YOUR TASK >> Type out all the records word for word. Any pictures are to be left out.

Code that draws figures
________________________________________
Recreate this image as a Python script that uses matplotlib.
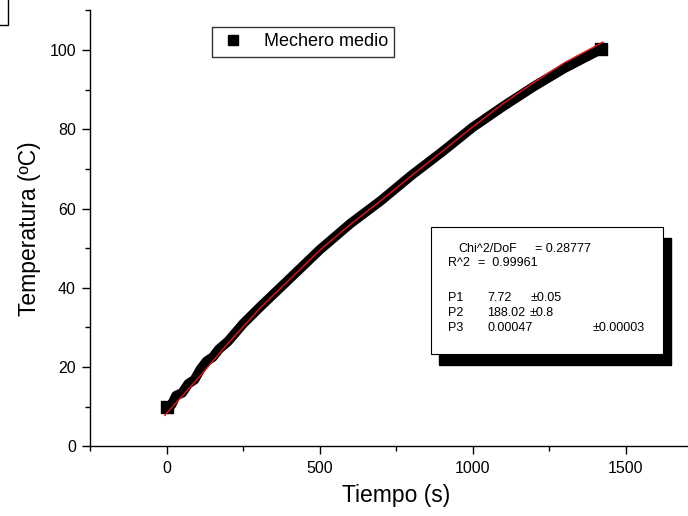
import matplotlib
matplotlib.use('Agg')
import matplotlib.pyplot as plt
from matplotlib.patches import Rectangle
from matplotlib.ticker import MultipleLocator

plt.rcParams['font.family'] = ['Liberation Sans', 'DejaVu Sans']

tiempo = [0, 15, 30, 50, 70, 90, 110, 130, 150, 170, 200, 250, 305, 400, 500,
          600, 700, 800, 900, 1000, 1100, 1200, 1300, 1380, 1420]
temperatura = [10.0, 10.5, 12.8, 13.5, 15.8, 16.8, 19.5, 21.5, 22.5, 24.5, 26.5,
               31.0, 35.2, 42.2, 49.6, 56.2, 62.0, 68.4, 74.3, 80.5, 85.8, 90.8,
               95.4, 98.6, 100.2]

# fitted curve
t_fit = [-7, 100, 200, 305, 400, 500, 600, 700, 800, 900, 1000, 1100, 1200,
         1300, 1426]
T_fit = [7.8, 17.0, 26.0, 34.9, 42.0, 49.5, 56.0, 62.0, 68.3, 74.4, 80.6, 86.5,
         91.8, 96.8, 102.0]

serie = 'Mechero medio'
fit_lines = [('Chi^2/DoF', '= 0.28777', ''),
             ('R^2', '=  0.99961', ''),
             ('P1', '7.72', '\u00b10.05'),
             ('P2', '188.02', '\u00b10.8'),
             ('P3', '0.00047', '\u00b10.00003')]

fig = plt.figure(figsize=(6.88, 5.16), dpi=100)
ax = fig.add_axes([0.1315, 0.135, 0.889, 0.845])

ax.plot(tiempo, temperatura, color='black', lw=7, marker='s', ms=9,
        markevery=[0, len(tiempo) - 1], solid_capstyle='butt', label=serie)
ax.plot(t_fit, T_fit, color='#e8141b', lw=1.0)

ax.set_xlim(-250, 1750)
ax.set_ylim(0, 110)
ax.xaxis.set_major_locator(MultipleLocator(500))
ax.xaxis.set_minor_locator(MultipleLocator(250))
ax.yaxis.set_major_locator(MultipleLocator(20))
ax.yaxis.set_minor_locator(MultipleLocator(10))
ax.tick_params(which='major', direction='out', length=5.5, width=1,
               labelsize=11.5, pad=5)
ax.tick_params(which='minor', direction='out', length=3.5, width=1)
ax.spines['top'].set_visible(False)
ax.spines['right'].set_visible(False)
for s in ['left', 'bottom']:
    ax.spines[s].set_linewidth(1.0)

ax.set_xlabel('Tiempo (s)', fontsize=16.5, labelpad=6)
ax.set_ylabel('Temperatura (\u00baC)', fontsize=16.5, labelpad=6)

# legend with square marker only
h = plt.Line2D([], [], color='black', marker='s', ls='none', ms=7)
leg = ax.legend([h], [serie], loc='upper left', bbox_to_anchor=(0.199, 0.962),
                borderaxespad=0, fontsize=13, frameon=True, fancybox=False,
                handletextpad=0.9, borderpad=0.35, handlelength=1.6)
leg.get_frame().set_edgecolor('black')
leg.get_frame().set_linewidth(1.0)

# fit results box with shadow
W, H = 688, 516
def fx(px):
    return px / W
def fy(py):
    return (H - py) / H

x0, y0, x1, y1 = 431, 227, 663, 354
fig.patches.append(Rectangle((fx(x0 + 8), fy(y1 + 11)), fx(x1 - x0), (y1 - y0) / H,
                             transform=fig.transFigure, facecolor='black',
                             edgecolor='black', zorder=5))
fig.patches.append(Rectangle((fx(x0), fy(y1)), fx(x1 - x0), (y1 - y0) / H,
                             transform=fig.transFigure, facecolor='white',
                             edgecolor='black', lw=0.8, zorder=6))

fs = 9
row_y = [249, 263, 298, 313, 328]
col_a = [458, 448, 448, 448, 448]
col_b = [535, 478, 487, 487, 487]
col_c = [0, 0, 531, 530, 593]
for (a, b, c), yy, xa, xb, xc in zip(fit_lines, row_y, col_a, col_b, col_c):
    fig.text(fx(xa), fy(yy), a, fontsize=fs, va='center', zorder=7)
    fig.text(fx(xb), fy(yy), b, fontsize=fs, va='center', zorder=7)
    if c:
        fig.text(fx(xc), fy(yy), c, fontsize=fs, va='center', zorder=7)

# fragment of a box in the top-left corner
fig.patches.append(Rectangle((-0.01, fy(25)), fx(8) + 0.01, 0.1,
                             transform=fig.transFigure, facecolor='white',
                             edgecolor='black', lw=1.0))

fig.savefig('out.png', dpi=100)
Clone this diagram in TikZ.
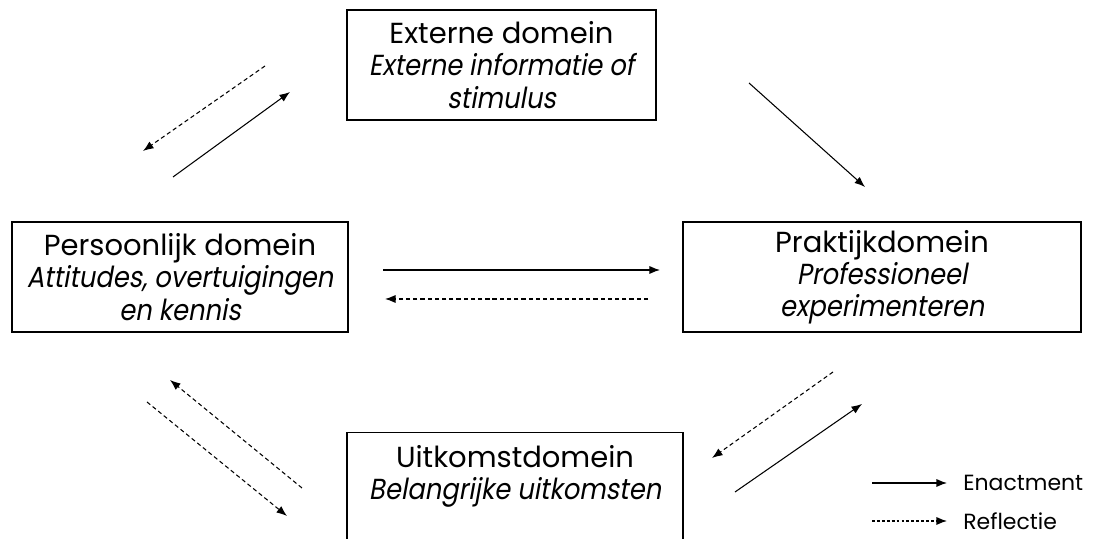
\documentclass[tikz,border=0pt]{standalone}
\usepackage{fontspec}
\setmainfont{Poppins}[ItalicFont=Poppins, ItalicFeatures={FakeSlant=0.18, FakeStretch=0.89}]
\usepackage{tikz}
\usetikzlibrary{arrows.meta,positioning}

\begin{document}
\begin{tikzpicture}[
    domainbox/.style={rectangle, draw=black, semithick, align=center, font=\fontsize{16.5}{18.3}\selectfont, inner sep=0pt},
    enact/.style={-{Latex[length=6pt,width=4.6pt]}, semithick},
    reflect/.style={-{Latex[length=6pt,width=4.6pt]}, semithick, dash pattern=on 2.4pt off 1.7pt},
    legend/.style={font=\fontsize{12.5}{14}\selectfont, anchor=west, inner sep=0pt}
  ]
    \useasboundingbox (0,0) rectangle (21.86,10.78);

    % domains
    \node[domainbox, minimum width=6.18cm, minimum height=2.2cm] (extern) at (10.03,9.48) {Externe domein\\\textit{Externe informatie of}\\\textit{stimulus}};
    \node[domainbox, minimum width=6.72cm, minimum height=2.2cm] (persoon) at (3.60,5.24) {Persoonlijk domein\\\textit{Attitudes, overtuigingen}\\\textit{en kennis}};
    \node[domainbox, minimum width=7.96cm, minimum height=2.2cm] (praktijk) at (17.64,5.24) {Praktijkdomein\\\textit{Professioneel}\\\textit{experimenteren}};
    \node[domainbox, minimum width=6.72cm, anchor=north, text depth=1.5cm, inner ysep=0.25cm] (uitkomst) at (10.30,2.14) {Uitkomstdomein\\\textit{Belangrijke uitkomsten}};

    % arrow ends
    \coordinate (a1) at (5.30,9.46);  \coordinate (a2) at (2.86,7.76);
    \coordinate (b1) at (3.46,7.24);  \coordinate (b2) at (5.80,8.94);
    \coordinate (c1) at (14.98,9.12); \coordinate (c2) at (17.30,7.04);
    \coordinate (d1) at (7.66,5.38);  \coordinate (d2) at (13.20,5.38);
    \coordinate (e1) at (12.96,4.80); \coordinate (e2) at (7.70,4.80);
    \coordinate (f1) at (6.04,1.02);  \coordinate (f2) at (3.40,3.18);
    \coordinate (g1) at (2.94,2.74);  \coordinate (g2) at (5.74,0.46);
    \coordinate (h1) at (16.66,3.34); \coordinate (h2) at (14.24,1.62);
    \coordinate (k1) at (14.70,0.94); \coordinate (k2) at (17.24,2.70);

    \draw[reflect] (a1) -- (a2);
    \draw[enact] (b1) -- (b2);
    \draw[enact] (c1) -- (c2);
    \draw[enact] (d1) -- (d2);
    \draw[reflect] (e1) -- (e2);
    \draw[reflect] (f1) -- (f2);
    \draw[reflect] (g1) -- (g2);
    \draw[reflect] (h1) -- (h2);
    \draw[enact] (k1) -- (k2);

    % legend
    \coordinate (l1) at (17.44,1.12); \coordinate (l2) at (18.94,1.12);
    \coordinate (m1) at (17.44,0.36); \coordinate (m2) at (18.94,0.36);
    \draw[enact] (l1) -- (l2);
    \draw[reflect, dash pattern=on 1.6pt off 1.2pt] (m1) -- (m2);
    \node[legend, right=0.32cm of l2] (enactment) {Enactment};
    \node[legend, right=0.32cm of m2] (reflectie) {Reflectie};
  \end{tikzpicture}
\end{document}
________________________________________
ANSWER IN FULL >>
Recreate this image as a Python script that uses matplotlib.
import matplotlib
matplotlib.use('Agg')
import matplotlib.pyplot as plt
from matplotlib.patches import Rectangle
from matplotlib.ticker import MultipleLocator

plt.rcParams['font.family'] = ['Liberation Sans', 'DejaVu Sans']

tiempo = [0, 15, 30, 50, 70, 90, 110, 130, 150, 170, 200, 250, 305, 400, 500,
          600, 700, 800, 900, 1000, 1100, 1200, 1300, 1380, 1420]
temperatura = [10.0, 10.5, 12.8, 13.5, 15.8, 16.8, 19.5, 21.5, 22.5, 24.5, 26.5,
               31.0, 35.2, 42.2, 49.6, 56.2, 62.0, 68.4, 74.3, 80.5, 85.8, 90.8,
               95.4, 98.6, 100.2]

# fitted curve
t_fit = [-7, 100, 200, 305, 400, 500, 600, 700, 800, 900, 1000, 1100, 1200,
         1300, 1426]
T_fit = [7.8, 17.0, 26.0, 34.9, 42.0, 49.5, 56.0, 62.0, 68.3, 74.4, 80.6, 86.5,
         91.8, 96.8, 102.0]

serie = 'Mechero medio'
fit_lines = [('Chi^2/DoF', '= 0.28777', ''),
             ('R^2', '=  0.99961', ''),
             ('P1', '7.72', '\u00b10.05'),
             ('P2', '188.02', '\u00b10.8'),
             ('P3', '0.00047', '\u00b10.00003')]

fig = plt.figure(figsize=(6.88, 5.16), dpi=100)
ax = fig.add_axes([0.1315, 0.135, 0.889, 0.845])

ax.plot(tiempo, temperatura, color='black', lw=7, marker='s', ms=9,
        markevery=[0, len(tiempo) - 1], solid_capstyle='butt', label=serie)
ax.plot(t_fit, T_fit, color='#e8141b', lw=1.0)

ax.set_xlim(-250, 1750)
ax.set_ylim(0, 110)
ax.xaxis.set_major_locator(MultipleLocator(500))
ax.xaxis.set_minor_locator(MultipleLocator(250))
ax.yaxis.set_major_locator(MultipleLocator(20))
ax.yaxis.set_minor_locator(MultipleLocator(10))
ax.tick_params(which='major', direction='out', length=5.5, width=1,
               labelsize=11.5, pad=5)
ax.tick_params(which='minor', direction='out', length=3.5, width=1)
ax.spines['top'].set_visible(False)
ax.spines['right'].set_visible(False)
for s in ['left', 'bottom']:
    ax.spines[s].set_linewidth(1.0)

ax.set_xlabel('Tiempo (s)', fontsize=16.5, labelpad=6)
ax.set_ylabel('Temperatura (\u00baC)', fontsize=16.5, labelpad=6)

# legend with square marker only
h = plt.Line2D([], [], color='black', marker='s', ls='none', ms=7)
leg = ax.legend([h], [serie], loc='upper left', bbox_to_anchor=(0.199, 0.962),
                borderaxespad=0, fontsize=13, frameon=True, fancybox=False,
                handletextpad=0.9, borderpad=0.35, handlelength=1.6)
leg.get_frame().set_edgecolor('black')
leg.get_frame().set_linewidth(1.0)

# fit results box with shadow
W, H = 688, 516
def fx(px):
    return px / W
def fy(py):
    return (H - py) / H

x0, y0, x1, y1 = 431, 227, 663, 354
fig.patches.append(Rectangle((fx(x0 + 8), fy(y1 + 11)), fx(x1 - x0), (y1 - y0) / H,
                             transform=fig.transFigure, facecolor='black',
                             edgecolor='black', zorder=5))
fig.patches.append(Rectangle((fx(x0), fy(y1)), fx(x1 - x0), (y1 - y0) / H,
                             transform=fig.transFigure, facecolor='white',
                             edgecolor='black', lw=0.8, zorder=6))

fs = 9
row_y = [249, 263, 298, 313, 328]
col_a = [458, 448, 448, 448, 448]
col_b = [535, 478, 487, 487, 487]
col_c = [0, 0, 531, 530, 593]
for (a, b, c), yy, xa, xb, xc in zip(fit_lines, row_y, col_a, col_b, col_c):
    fig.text(fx(xa), fy(yy), a, fontsize=fs, va='center', zorder=7)
    fig.text(fx(xb), fy(yy), b, fontsize=fs, va='center', zorder=7)
    if c:
        fig.text(fx(xc), fy(yy), c, fontsize=fs, va='center', zorder=7)

# fragment of a box in the top-left corner
fig.patches.append(Rectangle((-0.01, fy(25)), fx(8) + 0.01, 0.1,
                             transform=fig.transFigure, facecolor='white',
                             edgecolor='black', lw=1.0))

fig.savefig('out.png', dpi=100)
Clone this diagram in TikZ.
\documentclass[tikz,border=0pt]{standalone}
\usepackage{fontspec}
\setmainfont{Poppins}[ItalicFont=Poppins, ItalicFeatures={FakeSlant=0.18, FakeStretch=0.89}]
\usepackage{tikz}
\usetikzlibrary{arrows.meta,positioning}

\begin{document}
\begin{tikzpicture}[
    domainbox/.style={rectangle, draw=black, semithick, align=center, font=\fontsize{16.5}{18.3}\selectfont, inner sep=0pt},
    enact/.style={-{Latex[length=6pt,width=4.6pt]}, semithick},
    reflect/.style={-{Latex[length=6pt,width=4.6pt]}, semithick, dash pattern=on 2.4pt off 1.7pt},
    legend/.style={font=\fontsize{12.5}{14}\selectfont, anchor=west, inner sep=0pt}
  ]
    \useasboundingbox (0,0) rectangle (21.86,10.78);

    % domains
    \node[domainbox, minimum width=6.18cm, minimum height=2.2cm] (extern) at (10.03,9.48) {Externe domein\\\textit{Externe informatie of}\\\textit{stimulus}};
    \node[domainbox, minimum width=6.72cm, minimum height=2.2cm] (persoon) at (3.60,5.24) {Persoonlijk domein\\\textit{Attitudes, overtuigingen}\\\textit{en kennis}};
    \node[domainbox, minimum width=7.96cm, minimum height=2.2cm] (praktijk) at (17.64,5.24) {Praktijkdomein\\\textit{Professioneel}\\\textit{experimenteren}};
    \node[domainbox, minimum width=6.72cm, anchor=north, text depth=1.5cm, inner ysep=0.25cm] (uitkomst) at (10.30,2.14) {Uitkomstdomein\\\textit{Belangrijke uitkomsten}};

    % arrow ends
    \coordinate (a1) at (5.30,9.46);  \coordinate (a2) at (2.86,7.76);
    \coordinate (b1) at (3.46,7.24);  \coordinate (b2) at (5.80,8.94);
    \coordinate (c1) at (14.98,9.12); \coordinate (c2) at (17.30,7.04);
    \coordinate (d1) at (7.66,5.38);  \coordinate (d2) at (13.20,5.38);
    \coordinate (e1) at (12.96,4.80); \coordinate (e2) at (7.70,4.80);
    \coordinate (f1) at (6.04,1.02);  \coordinate (f2) at (3.40,3.18);
    \coordinate (g1) at (2.94,2.74);  \coordinate (g2) at (5.74,0.46);
    \coordinate (h1) at (16.66,3.34); \coordinate (h2) at (14.24,1.62);
    \coordinate (k1) at (14.70,0.94); \coordinate (k2) at (17.24,2.70);

    \draw[reflect] (a1) -- (a2);
    \draw[enact] (b1) -- (b2);
    \draw[enact] (c1) -- (c2);
    \draw[enact] (d1) -- (d2);
    \draw[reflect] (e1) -- (e2);
    \draw[reflect] (f1) -- (f2);
    \draw[reflect] (g1) -- (g2);
    \draw[reflect] (h1) -- (h2);
    \draw[enact] (k1) -- (k2);

    % legend
    \coordinate (l1) at (17.44,1.12); \coordinate (l2) at (18.94,1.12);
    \coordinate (m1) at (17.44,0.36); \coordinate (m2) at (18.94,0.36);
    \draw[enact] (l1) -- (l2);
    \draw[reflect, dash pattern=on 1.6pt off 1.2pt] (m1) -- (m2);
    \node[legend, right=0.32cm of l2] (enactment) {Enactment};
    \node[legend, right=0.32cm of m2] (reflectie) {Reflectie};
  \end{tikzpicture}
\end{document}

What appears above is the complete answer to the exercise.